-- START OF Provided material --
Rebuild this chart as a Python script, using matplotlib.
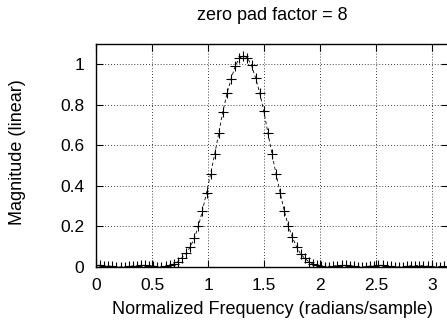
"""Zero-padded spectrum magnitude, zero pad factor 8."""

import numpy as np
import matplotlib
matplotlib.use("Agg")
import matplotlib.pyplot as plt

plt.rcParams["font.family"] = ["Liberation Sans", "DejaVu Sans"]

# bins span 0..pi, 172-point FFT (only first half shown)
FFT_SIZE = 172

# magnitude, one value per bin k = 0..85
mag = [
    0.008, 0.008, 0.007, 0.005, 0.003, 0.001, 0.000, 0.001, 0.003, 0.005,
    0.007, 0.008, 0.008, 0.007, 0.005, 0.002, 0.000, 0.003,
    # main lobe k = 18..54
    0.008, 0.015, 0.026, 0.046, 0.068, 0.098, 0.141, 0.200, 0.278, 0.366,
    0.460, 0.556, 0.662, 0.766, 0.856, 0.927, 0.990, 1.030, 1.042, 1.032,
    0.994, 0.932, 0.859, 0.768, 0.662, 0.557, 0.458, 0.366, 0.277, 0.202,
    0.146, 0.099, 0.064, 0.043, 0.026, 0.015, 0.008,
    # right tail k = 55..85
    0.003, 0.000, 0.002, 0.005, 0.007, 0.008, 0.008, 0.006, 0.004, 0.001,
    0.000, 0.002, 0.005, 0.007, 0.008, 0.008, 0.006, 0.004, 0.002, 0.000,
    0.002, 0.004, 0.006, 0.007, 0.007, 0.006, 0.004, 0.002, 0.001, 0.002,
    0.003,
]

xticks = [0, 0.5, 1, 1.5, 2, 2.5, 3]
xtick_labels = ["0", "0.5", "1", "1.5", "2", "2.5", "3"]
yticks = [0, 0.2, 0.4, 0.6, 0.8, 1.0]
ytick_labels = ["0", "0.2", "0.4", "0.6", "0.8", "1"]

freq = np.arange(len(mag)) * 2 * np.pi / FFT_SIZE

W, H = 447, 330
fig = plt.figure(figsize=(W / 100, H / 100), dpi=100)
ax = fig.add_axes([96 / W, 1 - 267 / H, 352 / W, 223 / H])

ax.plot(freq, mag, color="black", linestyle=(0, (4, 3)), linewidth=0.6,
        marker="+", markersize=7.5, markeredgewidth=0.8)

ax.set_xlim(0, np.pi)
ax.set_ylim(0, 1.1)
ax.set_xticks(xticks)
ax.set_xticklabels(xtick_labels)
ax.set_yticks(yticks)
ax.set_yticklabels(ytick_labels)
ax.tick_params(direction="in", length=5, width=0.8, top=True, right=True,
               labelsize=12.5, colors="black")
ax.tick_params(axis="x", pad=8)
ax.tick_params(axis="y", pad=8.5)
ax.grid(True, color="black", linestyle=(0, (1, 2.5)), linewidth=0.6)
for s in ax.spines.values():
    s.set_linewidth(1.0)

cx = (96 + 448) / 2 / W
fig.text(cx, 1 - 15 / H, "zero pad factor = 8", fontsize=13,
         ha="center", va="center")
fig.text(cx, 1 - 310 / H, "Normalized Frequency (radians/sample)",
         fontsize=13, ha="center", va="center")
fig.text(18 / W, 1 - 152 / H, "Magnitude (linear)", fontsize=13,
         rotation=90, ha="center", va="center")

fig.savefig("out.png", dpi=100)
-- END OF Provided material --
All of the lines above should be retyped precisely, apart from the pictures.

◆ Result:
Rebuild this chart as a Python script, using matplotlib.
"""Zero-padded spectrum magnitude, zero pad factor 8."""

import numpy as np
import matplotlib
matplotlib.use("Agg")
import matplotlib.pyplot as plt

plt.rcParams["font.family"] = ["Liberation Sans", "DejaVu Sans"]

# bins span 0..pi, 172-point FFT (only first half shown)
FFT_SIZE = 172

# magnitude, one value per bin k = 0..85
mag = [
    0.008, 0.008, 0.007, 0.005, 0.003, 0.001, 0.000, 0.001, 0.003, 0.005,
    0.007, 0.008, 0.008, 0.007, 0.005, 0.002, 0.000, 0.003,
    # main lobe k = 18..54
    0.008, 0.015, 0.026, 0.046, 0.068, 0.098, 0.141, 0.200, 0.278, 0.366,
    0.460, 0.556, 0.662, 0.766, 0.856, 0.927, 0.990, 1.030, 1.042, 1.032,
    0.994, 0.932, 0.859, 0.768, 0.662, 0.557, 0.458, 0.366, 0.277, 0.202,
    0.146, 0.099, 0.064, 0.043, 0.026, 0.015, 0.008,
    # right tail k = 55..85
    0.003, 0.000, 0.002, 0.005, 0.007, 0.008, 0.008, 0.006, 0.004, 0.001,
    0.000, 0.002, 0.005, 0.007, 0.008, 0.008, 0.006, 0.004, 0.002, 0.000,
    0.002, 0.004, 0.006, 0.007, 0.007, 0.006, 0.004, 0.002, 0.001, 0.002,
    0.003,
]

xticks = [0, 0.5, 1, 1.5, 2, 2.5, 3]
xtick_labels = ["0", "0.5", "1", "1.5", "2", "2.5", "3"]
yticks = [0, 0.2, 0.4, 0.6, 0.8, 1.0]
ytick_labels = ["0", "0.2", "0.4", "0.6", "0.8", "1"]

freq = np.arange(len(mag)) * 2 * np.pi / FFT_SIZE

W, H = 447, 330
fig = plt.figure(figsize=(W / 100, H / 100), dpi=100)
ax = fig.add_axes([96 / W, 1 - 267 / H, 352 / W, 223 / H])

ax.plot(freq, mag, color="black", linestyle=(0, (4, 3)), linewidth=0.6,
        marker="+", markersize=7.5, markeredgewidth=0.8)

ax.set_xlim(0, np.pi)
ax.set_ylim(0, 1.1)
ax.set_xticks(xticks)
ax.set_xticklabels(xtick_labels)
ax.set_yticks(yticks)
ax.set_yticklabels(ytick_labels)
ax.tick_params(direction="in", length=5, width=0.8, top=True, right=True,
               labelsize=12.5, colors="black")
ax.tick_params(axis="x", pad=8)
ax.tick_params(axis="y", pad=8.5)
ax.grid(True, color="black", linestyle=(0, (1, 2.5)), linewidth=0.6)
for s in ax.spines.values():
    s.set_linewidth(1.0)

cx = (96 + 448) / 2 / W
fig.text(cx, 1 - 15 / H, "zero pad factor = 8", fontsize=13,
         ha="center", va="center")
fig.text(cx, 1 - 310 / H, "Normalized Frequency (radians/sample)",
         fontsize=13, ha="center", va="center")
fig.text(18 / W, 1 - 152 / H, "Magnitude (linear)", fontsize=13,
         rotation=90, ha="center", va="center")

fig.savefig("out.png", dpi=100)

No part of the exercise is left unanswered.